The area's fine - any mapper could legitimately choose to focus on the city 'proper' without environs.

Think about what you're portraying. If it is supposed to be a photorealistic aerial photo, that's one level of detail / realism. If it's admittedly a map somehow drawn to look like an aerial view, then some generalization / symbology / approximation is fine. If the latter, is it to be 'out of character', hence modern is ok, or is it somehow 'in character'? If in character, you have the problem that people with no actual aerial travel capability nor photographic capability wouldn't be expected to do a good aerial photo view - they just didn't think that way. Unless they were blessed with really high terrain nearby, I guess, to put them in the right mindset.

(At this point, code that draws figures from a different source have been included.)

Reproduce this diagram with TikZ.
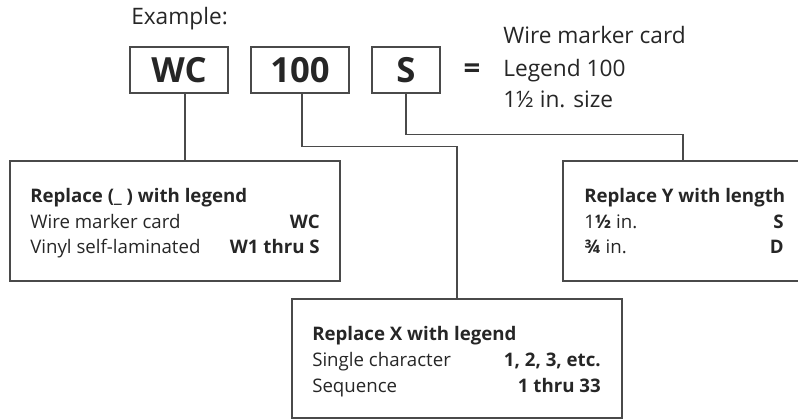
\documentclass[tikz,border=0pt]{standalone}
\usepackage{fontspec}
\setmainfont{Open Sans}
\usepackage{tikz}
\usetikzlibrary{positioning}

\definecolor{inktext}{HTML}{262626}
\definecolor{inkline}{HTML}{4A4A4A}

\tikzset{
  codebox/.style={draw=inkline, line width=1pt, inner sep=0pt, text=inktext,
    minimum height=34.5pt, font=\fontsize{26}{28}\selectfont\bfseries},
  legendbox/.style={draw=inkline, line width=1pt, inner sep=0pt,
    minimum width=247.5pt, minimum height=90pt},
  lead/.style={draw=inkline, line width=0.8pt},
  bodytxt/.style={inner sep=0pt, text=inktext, font=\fontsize{14}{16}\selectfont},
  boldtxt/.style={bodytxt, font=\fontsize{14}{16}\selectfont\bfseries},
  headtxt/.style={inner sep=0pt, text=inktext, font=\fontsize{17}{20}\selectfont},
}

\begin{document}
\begin{tikzpicture}[x=0.75pt, y=-0.75pt]
        \useasboundingbox (0,0) rectangle (798,419);
        \clip (0,0) rectangle (798,419);

        % The example code at the top
        \node (example) [headtxt, anchor=base west] at (131, 24) {Example:};
        \node (wc)   [codebox, minimum width=73.5pt] at (179, 70) {WC};
        \node (num)  [codebox, minimum width=73.5pt] at (300, 70) {100};
        \node (size) [codebox, minimum width=51pt]   at (406, 70) {S};
        \node (eq)   [headtxt, font=\fontsize{22}{22}\selectfont\bfseries] at (472, 71) {=};

        % What the example means
        \node (mean1) [headtxt, anchor=base west] at (503, 43)  {Wire marker card};
        \node (mean2) [headtxt, anchor=base west] at (503, 76)  {Legend 100};
        \node (mean3) [headtxt, anchor=base west] at (503, 107) {1½ in. size};

        % The three legend boxes (the right one runs off the page)
        \node (lbox) [legendbox] at (175, 221) {};
        \node (xbox) [legendbox, minimum height=89.25pt] at (457, 358.5) {};
        \node (ybox) [legendbox, minimum width=180pt] at (683, 221) {};

        % Left box: legend
        \node (lhead) [boldtxt, anchor=base west] at (30, 202) {Replace (\_ ) with legend};
        \node (lrow1) [bodytxt, anchor=base west] at (30, 228) {Wire marker card};
        \node (lrow2) [bodytxt, anchor=base west] at (30, 253) {Vinyl self-laminated};
        \node (lval1) [boldtxt, anchor=base east] at (320, 228) {WC};
        \node (lval2) [boldtxt, anchor=base east] at (320, 253) {W1 thru S};

        % Bottom box: X
        \node (xhead) [boldtxt, anchor=base west] at (312, 340) {Replace X with legend};
        \node (xrow1) [bodytxt, anchor=base west] at (312, 366) {Single character};
        \node (xrow2) [bodytxt, anchor=base west] at (312, 392) {Sequence};
        \node (xval1) [boldtxt, anchor=base east] at (601, 366) {1, 2, 3, etc.};
        \node (xval2) [boldtxt, anchor=base east] at (601, 392) {1 thru 33};

        % Right box: Y
        \node (yhead) [boldtxt, anchor=base west] at (584, 202) {Replace Y with length};
        \node (yrow1) [bodytxt, anchor=base west] at (584, 228) {1\textbf{½} in.};
        \node (yrow2) [bodytxt, anchor=base west] at (584, 253) {\textbf{¾} in.};
        \node (yval1) [boldtxt, anchor=base east] at (784, 228) {S};
        \node (yval2) [boldtxt, anchor=base east] at (784, 253) {D};

        % Leads from the code to the boxes
        \draw[lead] ([xshift=4.5pt]wc.south) -- ([xshift=4.5pt]wc.south |- lbox.north);
        \draw[lead] ([xshift=1.5pt]num.south) -- ++(0,53) -| (xbox.north);
        \draw[lead] (size.south) -- ++(0,41) -| (ybox.north);
\end{tikzpicture}
\end{document}
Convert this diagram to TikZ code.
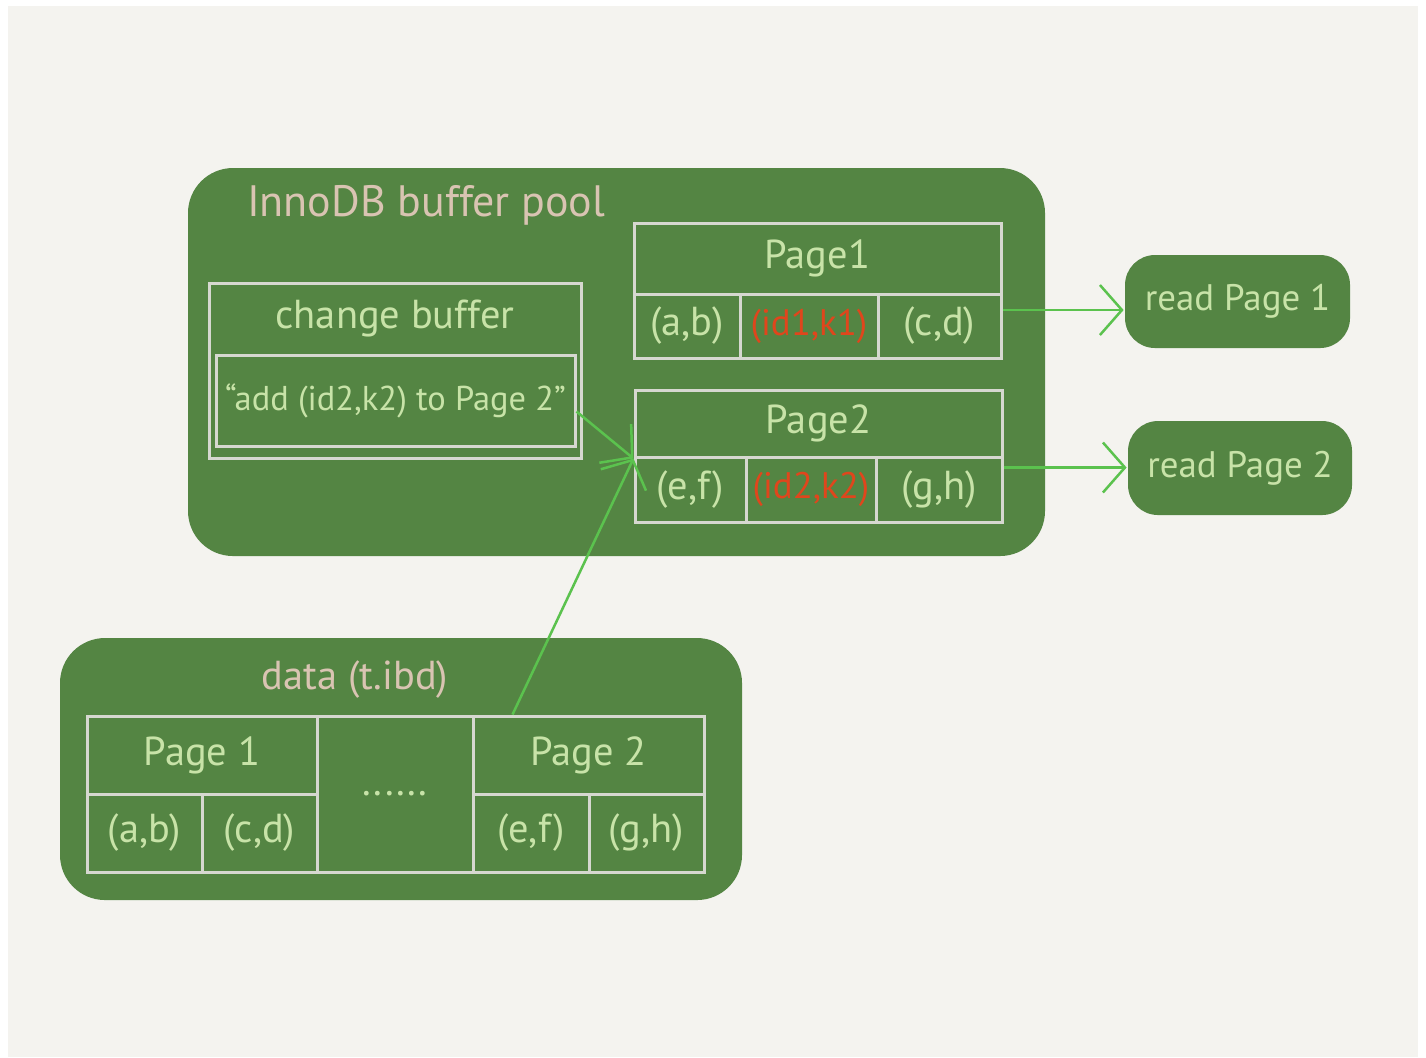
\documentclass[tikz,border=0pt]{standalone}
\usepackage{fontspec}
\setmainfont{PT Sans}
\usetikzlibrary{arrows.meta}
\definecolor{paper}{HTML}{F4F3EF}
\definecolor{boxgreen}{HTML}{548543}
\definecolor{gridgrey}{HTML}{D6D8D0}
\definecolor{leafgreen}{HTML}{C8E3A8}
\definecolor{sand}{HTML}{D9C4B2}
\definecolor{rowred}{HTML}{E0461C}
\definecolor{arrowgreen}{HTML}{5BC24E}
\begin{document}
\begin{tikzpicture}[x=0.1mm, y=-0.1mm, thick,
	pool/.style = {fill=boxgreen, rounded corners=4.5mm, inner sep=0pt},
	cell/.style = {draw=gridgrey, line width=0.3mm, text=leafgreen, inner sep=0pt, font=\fontsize{11.5}{14}\selectfont},
	hot/.style = {cell, text=rowred, font=\fontsize{10.5}{13}\selectfont},
	reader/.style = {pool, rounded corners=3mm, text=leafgreen, font=\fontsize{10.5}{13}\selectfont},
	link/.style = {draw=arrowgreen, line width=0.25mm, -{Straight Barb[length=2.2mm, width=5mm]}}]

		\useasboundingbox (0,0) rectangle (1426,1057);
		\fill[white] (0,0) rectangle (1426,1057);
		\fill[paper] (8,6) rectangle (1418,1057);

		% buffer pool
		\node[pool, minimum width=85.7mm, minimum height=38.8mm] (pool) at (616.5,362) {};
		\node[anchor=west, text=sand, font=\fontsize{12.5}{15}\selectfont] (pooltitle) at (234,205) {InnoDB buffer pool};

		\node[cell, minimum width=37.2mm, minimum height=17.5mm] (cb) at (395,370.5) {};
		\node[text=leafgreen, font=\fontsize{11.5}{14}\selectfont] (cbtitle) at (395,318) {change buffer};
		\node[cell, minimum width=35.9mm, minimum height=9.1mm, font=\fontsize{9.8}{12}\selectfont] (cbin) at (395.5,400.5) {“add (id2,k2) to Page 2”};

		\node[cell, minimum width=36.7mm, minimum height=7.1mm] (p1head) at (817.5,258.5) {Page1};
		\node[cell, minimum width=10.6mm, minimum height=6.4mm] (p1ab) at (687,326) {(a,b)};
		\node[hot, minimum width=13.8mm, minimum height=6.4mm] (p1id) at (809,326) {(id1,k1)};
		\node[cell, minimum width=12.3mm, minimum height=6.4mm] (p1cd) at (939.5,326) {(c,d)};

		\node[cell, minimum width=36.7mm, minimum height=6.7mm] (p2head) at (818.5,423.5) {Page2};
		\node[cell, minimum width=11.1mm, minimum height=6.5mm] (p2ef) at (690.5,489.5) {(e,f)};
		\node[hot, minimum width=13.0mm, minimum height=6.5mm] (p2id) at (811,489.5) {(id2,k2)};
		\node[cell, minimum width=12.6mm, minimum height=6.5mm] (p2gh) at (939,489.5) {(g,h)};

		% reads
		\node[reader, minimum width=22.5mm, minimum height=9.3mm] (rp1) at (1237.5,301.5) {read Page 1};
		\node[reader, minimum width=22.4mm, minimum height=9.4mm] (rp2) at (1240,468) {read Page 2};

		% data file
		\node[pool, minimum width=68.2mm, minimum height=26.2mm] (data) at (401,769) {};
		\node[text=sand, font=\fontsize{11.5}{14}\selectfont] (datatitle) at (355,680) {data (t.ibd)};

		\node[cell, minimum width=23.0mm, minimum height=7.8mm] (dp1head) at (202,755) {Page 1};
		\node[cell, minimum width=11.5mm, minimum height=7.8mm] (dab) at (144.5,833) {(a,b)};
		\node[cell, minimum width=11.5mm, minimum height=7.8mm] (dcd) at (259.5,833) {(c,d)};
		\node[cell, minimum width=15.6mm, minimum height=15.6mm] (ddots) at (395,794) {......};
		\node[cell, minimum width=23.1mm, minimum height=7.8mm] (dp2head) at (588.5,755) {Page 2};
		\node[cell, minimum width=11.6mm, minimum height=7.8mm] (def) at (531,833) {(e,f)};
		\node[cell, minimum width=11.5mm, minimum height=7.8mm] (dgh) at (646.5,833) {(g,h)};

		\draw[link] ([yshift=1.6mm]p1cd.east) -- ([yshift=1.6mm]p1cd.east -| rp1.west);
		\draw[link] ([yshift=2.2mm]p2gh.east) -- ([yshift=2.2mm]p2gh.east -| rp2.west);
		\draw[link] ([yshift=-1.1mm]cbin.east) -- (p2head.south west);
		\draw[link] ([xshift=-7.6mm]dp2head.north) -- (p2head.south west);
	\end{tikzpicture}
\end{document}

If you're doing the best you can to simulate a real aerial view, sameness is your enemy - all the roofs would hardly be the same color or construction... Unless you put in enough detail to suggest something like tiled roofs. I see a bit of bevel, which does visually lift the buildings into 3D... But are they all the same height? What kind of roofs ARE they?

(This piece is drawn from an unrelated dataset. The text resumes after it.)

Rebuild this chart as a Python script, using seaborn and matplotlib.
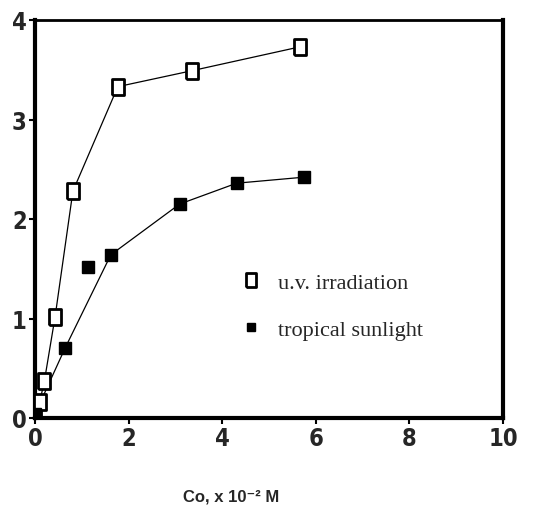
import matplotlib
matplotlib.use("Agg")
import matplotlib.pyplot as plt
import seaborn as sns
import pandas as pd
from matplotlib.lines import Line2D

# Data
uv_x = [0.0, 0.1, 0.2, 0.43, 0.81, 1.77, 3.35, 5.66]
uv_y = [0.0, 0.16, 0.37, 1.02, 2.28, 3.33, 3.49, 3.73]
sun_x = [0.0, 0.64, 1.13, 1.62, 3.09, 4.31, 5.74]
sun_y = [0.04, 0.70, 1.52, 1.64, 2.15, 2.36, 2.42]
# points joined by the drawn curve (outlier at 1.13 is not on the line)
sun_line_x = [0.0, 0.64, 1.62, 3.09, 4.31, 5.74]
sun_line_y = [0.04, 0.70, 1.64, 2.15, 2.36, 2.42]
x_ticks = [0, 2, 4, 6, 8, 10]
y_ticks = [0, 1, 2, 3, 4]
series_labels = ["u.v. irradiation", "tropical sunlight"]
x_label = "Co, x 10\u207b\u00b2 M"

sns.set_theme(style="white")
plt.rcParams['font.family'] = ['DejaVu Sans']

rect = [(-0.38, -0.5), (0.38, -0.5), (0.38, 0.5), (-0.38, 0.5), (-0.38, -0.5)]

fig = plt.figure(figsize=(5.48, 5.06), dpi=100)
ax = fig.add_axes([35/548, 1 - 419/506, (503 - 35)/548, (419 - 21)/506])

uv_df = pd.DataFrame({"x": uv_x, "y": uv_y})
sun_line_df = pd.DataFrame({"x": sun_line_x, "y": sun_line_y})

sns.lineplot(data=uv_df, x="x", y="y", ax=ax, color="black", lw=0.9, sort=False)
sns.lineplot(data=sun_line_df, x="x", y="y", ax=ax, color="black", lw=0.9, sort=False)
ax.plot(uv_x, uv_y, linestyle="none", marker=rect, markersize=11,
        markerfacecolor="white", markeredgecolor="black", markeredgewidth=2.0, zorder=5)
ax.plot(sun_x, sun_y, linestyle="none", marker="s", markersize=9,
        markerfacecolor="black", markeredgecolor="black", zorder=5)

ax.set_xlim(0, 10)
ax.set_ylim(0, 4)
ax.set_xticks(x_ticks)
ax.set_yticks(y_ticks)
ax.set_xticklabels([str(t) for t in x_ticks], fontsize=17, fontweight="bold",
                   fontstretch="condensed")
ax.set_yticklabels([str(t) for t in y_ticks], fontsize=17, fontweight="bold",
                   fontstretch="condensed")
ax.tick_params(axis="both", direction="out", length=4, width=1.5, color="black",
               bottom=True, left=True, pad=2)
ax.set_xlabel("")
ax.set_ylabel("")
for side, lw in [("left", 3), ("bottom", 3), ("right", 3), ("top", 2)]:
    ax.spines[side].set_visible(True)
    ax.spines[side].set_color("black")
    ax.spines[side].set_linewidth(lw)

fig.text(231/548, 1 - 497/506, x_label, ha="center", va="center",
         fontsize=12, fontweight="bold", family=["Liberation Sans", "DejaVu Sans"])

handles = [
    Line2D([], [], linestyle="none", marker=rect, markersize=10,
           markerfacecolor="white", markeredgecolor="black", markeredgewidth=2.0),
    Line2D([], [], linestyle="none", marker="s", markersize=6,
           markerfacecolor="black", markeredgecolor="black"),
]
leg = ax.legend(handles, series_labels, loc="upper left",
                bbox_to_anchor=((220 - 35)/468, (419 - 253)/398),
                frameon=False, handlelength=1.0, handletextpad=0.7,
                labelspacing=1.2, prop={"family": ["Liberation Serif", "DejaVu Serif"], "size": 16})

fig.savefig("out.png", dpi=100)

If it's supposed to be somehow drawn or painted photorealistic, the walls, roads, docks, and water need some more subtle variation, and the texture needs to be smaller size. If those are *symbols* for those feature types, the level of uniformity and roughness are okay. Unless with the river you want to actually indicate depth/ current/ filth?

I like the 'towns grown together' effect, and the 'used to have walls' indication. It would be okay for the wall remnants to be even sketchier - castles and walls once no longer needed became easily mined sources of building stone. Having most of your buildings back from the shore seems good too - lots of folks forget the danger of tides and storms. Considering tides, it would be okay to show via shadows that the dock surfaces are somewhat elevated. And your admission of the lack of industry is apt - surely that many docking locations would at least call for a bunch of warehouses.

It's a great start, and even if you quit now it would be a decent product!